MEMORANDUM **
Carlos Parra-Perez appeals his jury convictions for bringing an alien into the United States for financial gain, aiding and abetting, inducing and encouraging illegal aliens to enter the United States, and fraud and misuse of entry documents in violation of 8 U.S.C. § 1324(a)(l)(A)(iv) & (v)(II) and 18 U.S.C. §§ 2 & 1546(a). We have jurisdiction pursuant to 28 U.S.C. § 1291 and affirm.
Parra-Perez argues that the district court erred in admitting his prior alien smuggling conviction because the pri- or conviction was not sufficiently similar to the charged crimes. We review the district court’s decision to admit the evidence for an abuse of discretion.
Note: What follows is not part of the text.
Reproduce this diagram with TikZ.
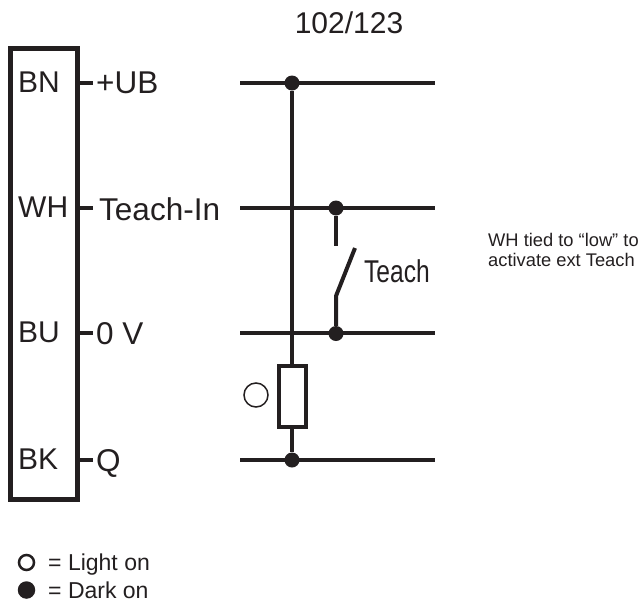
\documentclass[tikz,border=0pt]{standalone}
\usepackage{fontspec}
\setmainfont{Liberation Sans}
\definecolor{ink}{HTML}{231F20}
\begin{document}
\begin{tikzpicture}
		[x=1pt,y=-1pt,%%%%%%%%%%%%%%%%%%%%%%%%%%%%%%
		wire/.style={draw=ink,line width=4pt},
		dot/.style={circle,fill=ink,inner sep=0pt,minimum size=15pt},
		pinlabel/.style={inner sep=0pt,text=ink,anchor=base west,font=\fontsize{30}{30}\selectfont},
		siglabel/.style={inner sep=0pt,text=ink,anchor=base west,font=\fontsize{31.5}{31.5}\selectfont},
		small/.style={inner sep=0pt,text=ink,anchor=base west,font=\fontsize{18.3}{18.3}\selectfont},
		legend/.style={inner sep=0pt,text=ink,anchor=base west,font=\fontsize{23}{23}\selectfont},
		]%%%%%%%%%%%%%%%%%%%%%%%%%%%%%%
		\useasboundingbox (0,0) rectangle (640,606);
		
		% sensor block
		\node[draw=ink,line width=4.5pt,minimum width=67pt,minimum height=451pt,inner sep=0pt,anchor=north west] (sensor) at (8,46){};
		\node[pinlabel,anchor=base] (title) at (349,33) {102/123};
		
		\foreach \pinname/\y/\lab/\x/\dy/\sig in {BN/83/+UB/96/10/ub,WH/208/Teach-In/99/12/in,BU/333/0 V/96/11/gnd,BK/460/Q/96/11/q}{
			\node[pinlabel] (\sig pinname) at (18,\y+9) {\pinname};
			\node[siglabel] (\sig label) at (\x,\y+\dy) {\lab};
			\coordinate (\sig stub) at (79,\y);
			\coordinate (\sig end) at (93,\y);
			\coordinate (\sig l) at (240,\y);
			\coordinate (\sig r) at (435,\y);
			\draw[wire] (\sig stub) -- (\sig end);
			\draw[wire] (\sig l) -- (\sig r);
		}
		
		% junctions
		\node[dot] (ubdot) at (292,83){};
		\node[dot] (indot) at (336,208){};
		\node[dot] (gnddot) at (336,333.5){};
		\node[dot] (qdot) at (292,460){};
		
		% load
		\node[draw=ink,line width=4pt,fill=white,minimum width=27.5pt,minimum height=61pt,inner sep=0pt] (load) at (292.5,396.5){};
		\node[circle,draw=ink,line width=1.5pt,minimum size=24pt,inner sep=0pt] (lamp) at (256,395){};
		\draw[wire] (ubdot) -- (load.north -| ubdot);
		\draw[wire] (load.south -| qdot) -- (qdot);
		
		% switch
		\coordinate (contact) at (336,246);
		\coordinate (hinge) at (336,296);
		\coordinate (blade) at (355,248);
		\draw[wire] (indot) -- (contact);
		\draw[wire] (gnddot) -- (hinge) -- (blade);
		\node[siglabel,xscale=0.78] (teach) at (364,282.5) {Teach};
		
		% note
		\node[small] (note1) at (488,246) {WH tied to “low” to};
		\node[small] (note2) at (488,266) {activate ext Teach};
		
		% legend
		\node[circle,draw=ink,line width=2.5pt,minimum size=15pt,inner sep=0pt] (lighton) at (26.5,562.5){};
		\node[dot,minimum size=17.5pt] (darkon) at (26.5,590){};
		\node[legend] (lighttext) at (48,570) {= Light on};
		\node[legend] (darktext) at (48,598) {= Dark on};
		\end{tikzpicture}
\end{document}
United States v. Plancarte-Alvarez, 366 F.3d 1058, 1062 (9th Cir.2004). Because the government asserted that the prior crime was relevant to prove knowledge, it was required to prove similarity — “a logical connection between the knowledge gained as a result of the commission of the prior act and the knowledge at issue in the charged act.” United States v. Mayans, 17 F.3d 1174, 1181-82 (9th Cir.1994). The district court did not abuse its discretion by finding that the prior alien smuggling offense was similar to the charged offense because both offenses occurred in the early morning at San Ysidro Port of Entry, Parra-Perez drove cars containing undocumented aliens seeking unlawful entry and female passengers to suggest that a family was entering the United States, and the aliens paid Parra-Perez.
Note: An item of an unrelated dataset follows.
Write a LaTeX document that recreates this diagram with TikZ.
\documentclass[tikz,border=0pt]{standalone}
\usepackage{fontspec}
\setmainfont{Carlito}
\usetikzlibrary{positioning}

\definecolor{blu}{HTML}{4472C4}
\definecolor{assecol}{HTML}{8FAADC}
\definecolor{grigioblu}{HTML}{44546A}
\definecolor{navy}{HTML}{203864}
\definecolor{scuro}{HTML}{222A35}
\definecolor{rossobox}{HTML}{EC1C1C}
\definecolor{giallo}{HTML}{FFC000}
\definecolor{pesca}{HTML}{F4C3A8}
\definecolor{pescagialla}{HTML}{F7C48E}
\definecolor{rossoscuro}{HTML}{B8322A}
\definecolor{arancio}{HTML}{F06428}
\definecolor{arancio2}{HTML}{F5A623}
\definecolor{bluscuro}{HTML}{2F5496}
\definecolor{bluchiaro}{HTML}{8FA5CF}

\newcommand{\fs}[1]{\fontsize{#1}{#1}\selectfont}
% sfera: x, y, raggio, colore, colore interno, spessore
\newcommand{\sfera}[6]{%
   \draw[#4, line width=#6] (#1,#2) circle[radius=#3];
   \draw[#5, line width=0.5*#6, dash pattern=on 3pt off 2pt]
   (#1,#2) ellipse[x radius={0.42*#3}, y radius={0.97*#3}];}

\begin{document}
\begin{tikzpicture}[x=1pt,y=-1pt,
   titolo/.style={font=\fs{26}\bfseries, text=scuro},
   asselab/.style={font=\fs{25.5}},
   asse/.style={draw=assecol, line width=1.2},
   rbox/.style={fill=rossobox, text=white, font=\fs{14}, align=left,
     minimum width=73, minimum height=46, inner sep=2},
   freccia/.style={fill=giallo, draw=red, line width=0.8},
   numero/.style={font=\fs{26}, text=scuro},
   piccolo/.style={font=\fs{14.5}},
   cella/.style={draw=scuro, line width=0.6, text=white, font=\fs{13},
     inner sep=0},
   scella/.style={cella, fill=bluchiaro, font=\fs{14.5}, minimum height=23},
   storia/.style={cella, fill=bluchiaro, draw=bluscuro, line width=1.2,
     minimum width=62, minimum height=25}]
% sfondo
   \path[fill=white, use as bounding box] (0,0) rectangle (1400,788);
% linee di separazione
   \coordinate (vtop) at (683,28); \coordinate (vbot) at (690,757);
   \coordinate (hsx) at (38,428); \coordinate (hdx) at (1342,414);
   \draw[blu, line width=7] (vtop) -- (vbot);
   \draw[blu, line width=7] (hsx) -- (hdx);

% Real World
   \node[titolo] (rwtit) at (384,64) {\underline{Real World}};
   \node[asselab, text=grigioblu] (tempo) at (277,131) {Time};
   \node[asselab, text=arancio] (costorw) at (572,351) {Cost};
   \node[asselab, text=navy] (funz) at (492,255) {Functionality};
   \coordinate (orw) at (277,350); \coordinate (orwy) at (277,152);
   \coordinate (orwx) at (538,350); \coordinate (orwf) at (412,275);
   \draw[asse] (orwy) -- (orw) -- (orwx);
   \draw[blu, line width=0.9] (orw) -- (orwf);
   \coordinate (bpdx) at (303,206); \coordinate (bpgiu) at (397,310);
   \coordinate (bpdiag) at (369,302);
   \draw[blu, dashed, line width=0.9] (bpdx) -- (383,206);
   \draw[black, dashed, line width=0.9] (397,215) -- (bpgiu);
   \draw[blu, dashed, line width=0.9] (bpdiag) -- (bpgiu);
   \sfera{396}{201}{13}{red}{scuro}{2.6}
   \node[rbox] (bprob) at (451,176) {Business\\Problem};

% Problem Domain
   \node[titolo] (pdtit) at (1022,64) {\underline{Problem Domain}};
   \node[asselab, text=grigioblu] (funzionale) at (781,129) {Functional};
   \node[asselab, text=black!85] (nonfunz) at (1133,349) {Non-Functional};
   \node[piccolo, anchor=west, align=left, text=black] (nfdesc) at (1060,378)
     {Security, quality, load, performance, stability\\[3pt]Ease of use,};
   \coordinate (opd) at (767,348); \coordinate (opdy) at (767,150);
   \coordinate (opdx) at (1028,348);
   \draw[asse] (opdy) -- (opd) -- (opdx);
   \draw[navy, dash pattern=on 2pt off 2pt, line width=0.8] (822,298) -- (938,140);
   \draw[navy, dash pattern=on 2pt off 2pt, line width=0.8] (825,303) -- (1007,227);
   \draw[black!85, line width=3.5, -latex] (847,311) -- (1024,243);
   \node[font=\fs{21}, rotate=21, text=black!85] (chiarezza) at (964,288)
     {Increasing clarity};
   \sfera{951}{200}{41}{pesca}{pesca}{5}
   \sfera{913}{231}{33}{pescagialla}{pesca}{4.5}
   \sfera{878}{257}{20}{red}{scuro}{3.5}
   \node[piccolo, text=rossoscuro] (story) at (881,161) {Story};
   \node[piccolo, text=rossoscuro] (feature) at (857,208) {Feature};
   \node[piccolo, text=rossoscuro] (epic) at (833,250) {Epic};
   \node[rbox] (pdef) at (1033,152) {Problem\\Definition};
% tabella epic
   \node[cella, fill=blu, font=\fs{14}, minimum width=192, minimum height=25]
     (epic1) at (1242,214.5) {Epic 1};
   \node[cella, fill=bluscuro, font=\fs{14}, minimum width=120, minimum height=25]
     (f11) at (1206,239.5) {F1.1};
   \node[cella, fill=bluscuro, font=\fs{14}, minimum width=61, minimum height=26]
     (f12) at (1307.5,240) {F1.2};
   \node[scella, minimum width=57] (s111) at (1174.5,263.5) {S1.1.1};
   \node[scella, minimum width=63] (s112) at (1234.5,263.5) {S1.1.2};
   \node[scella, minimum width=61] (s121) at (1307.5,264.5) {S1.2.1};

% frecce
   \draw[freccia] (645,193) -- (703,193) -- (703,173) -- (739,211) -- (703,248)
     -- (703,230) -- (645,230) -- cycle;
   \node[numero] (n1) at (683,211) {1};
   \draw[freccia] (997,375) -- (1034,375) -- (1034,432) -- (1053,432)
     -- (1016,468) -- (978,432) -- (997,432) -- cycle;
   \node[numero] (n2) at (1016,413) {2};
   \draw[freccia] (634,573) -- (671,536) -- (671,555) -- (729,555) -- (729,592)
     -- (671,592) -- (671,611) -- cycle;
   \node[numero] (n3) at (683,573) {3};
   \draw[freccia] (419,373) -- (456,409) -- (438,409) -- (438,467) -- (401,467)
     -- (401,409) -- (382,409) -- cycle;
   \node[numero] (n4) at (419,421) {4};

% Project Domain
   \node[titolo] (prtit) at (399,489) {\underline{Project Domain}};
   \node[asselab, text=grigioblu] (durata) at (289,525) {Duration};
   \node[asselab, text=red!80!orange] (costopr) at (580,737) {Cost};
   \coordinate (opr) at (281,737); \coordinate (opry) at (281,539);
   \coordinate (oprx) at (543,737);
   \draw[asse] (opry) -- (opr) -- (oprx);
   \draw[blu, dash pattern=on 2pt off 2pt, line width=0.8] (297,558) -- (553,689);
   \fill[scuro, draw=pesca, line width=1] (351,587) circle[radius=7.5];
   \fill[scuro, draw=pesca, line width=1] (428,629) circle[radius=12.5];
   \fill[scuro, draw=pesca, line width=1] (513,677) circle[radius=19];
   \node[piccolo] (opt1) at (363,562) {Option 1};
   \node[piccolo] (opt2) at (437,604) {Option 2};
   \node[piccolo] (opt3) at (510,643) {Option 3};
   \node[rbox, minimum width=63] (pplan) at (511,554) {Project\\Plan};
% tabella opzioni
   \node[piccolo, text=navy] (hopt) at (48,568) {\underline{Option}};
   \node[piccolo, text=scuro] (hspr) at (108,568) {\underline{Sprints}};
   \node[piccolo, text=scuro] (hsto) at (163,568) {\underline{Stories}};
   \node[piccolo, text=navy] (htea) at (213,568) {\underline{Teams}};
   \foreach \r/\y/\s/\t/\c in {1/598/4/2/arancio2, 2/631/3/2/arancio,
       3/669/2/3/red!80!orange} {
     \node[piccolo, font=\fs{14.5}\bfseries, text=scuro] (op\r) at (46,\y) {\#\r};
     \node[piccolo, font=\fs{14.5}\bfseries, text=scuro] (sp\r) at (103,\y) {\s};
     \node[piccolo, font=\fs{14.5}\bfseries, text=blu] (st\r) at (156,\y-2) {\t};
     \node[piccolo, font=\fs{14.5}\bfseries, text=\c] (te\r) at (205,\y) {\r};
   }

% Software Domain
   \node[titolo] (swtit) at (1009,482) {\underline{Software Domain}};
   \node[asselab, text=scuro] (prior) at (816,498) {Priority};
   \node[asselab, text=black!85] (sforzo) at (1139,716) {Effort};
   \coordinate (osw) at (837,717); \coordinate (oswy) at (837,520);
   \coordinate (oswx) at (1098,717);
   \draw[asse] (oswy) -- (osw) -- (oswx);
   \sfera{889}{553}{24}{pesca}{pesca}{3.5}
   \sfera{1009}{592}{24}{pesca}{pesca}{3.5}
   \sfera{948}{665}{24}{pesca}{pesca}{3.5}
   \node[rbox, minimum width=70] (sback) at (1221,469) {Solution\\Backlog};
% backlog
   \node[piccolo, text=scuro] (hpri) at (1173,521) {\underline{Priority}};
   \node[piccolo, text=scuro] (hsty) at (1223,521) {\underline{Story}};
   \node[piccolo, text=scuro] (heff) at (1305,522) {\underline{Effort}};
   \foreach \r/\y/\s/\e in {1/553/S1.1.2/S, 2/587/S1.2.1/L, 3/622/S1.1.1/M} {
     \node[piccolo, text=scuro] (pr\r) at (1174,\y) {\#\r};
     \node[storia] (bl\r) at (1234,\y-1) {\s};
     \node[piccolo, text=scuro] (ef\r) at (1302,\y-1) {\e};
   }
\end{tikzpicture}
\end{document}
In addition, considering the similarity between the alien smuggling crimes, the relevance of the prior crime to Parra’s knowledge that his passenger was an undocumented alien, and the use of the limiting instructions, the district court did not abuse its discretion by finding that the probative value of the evidence outweighed its prejudice. See Fed.R.Evid. 403.
Parra-Perez argues that the district court violated his right to a fair trial and to confront his witnesses by not allowing him to play a video tape of a Spanish-language statement in the course of cross-examining the material witness, in addition to his use of a transcript of the statement, which the district court did allow. We review de novo whether limitations on cross-examination are so severe as to vio*243late the Confrontation Clause. United States v. Adamson, 291 F.3d 606, 612 (9th Cir.2002). The district court did not err in finding that the legitimate interest in avoiding confusion of the jury and possible inaccurate interpretation of the foreign-language videotape outweighed the defendant’s interest in admitting the videotape to further impeach the witness. See Fed. R.Evid. 403. Defense counsel thoroughly cross examined the material witness regarding her prior inconsistent statements and proved that the material witness made the inconsistent statements through testimony of an inspector. Therefore, exclusion of the videotape did not deprive the jury of the facts necessary to determine credibility.
Finally, Parra-Perez argues that the prosecutor improperly vouched for the material witness by stating, “[a]nd that person, we believe, is a credible witness.” Because defense counsel objected, we review for harmless error and “reverse unless it is more probable than not that the misconduct did not materially affect the verdict.” United States v. Tham, 665 F.2d 855, 860 (9th Cir.1981). A prosecutor improperly vouches for the credibility of a witness by “placing the prestige of the government behind a witness through personal assurances of the witness’s veracity.” United States v. Necoechea, 986 F.2d 1273, 1276 (9th Cir.1993). Prosecutors “have reasonable latitude to fashion closing arguments, and thus can argue reasonable inferences based on the evidence, including that one of the two sides is lying.” Id. In context, the prosecutor’s statement followed a summary of the evidence, did not place the prestige of the government behind the material witness, and was not improper vouching. In any event, any error was harmless because the district court’s curative instruction, given right after the statement, eliminated any harm.
AFFIRMED.
This disposition is not appropriate for publication and may not be cited to or by the courts of this circuit except as provided by Ninth Circuit Rule 36-3.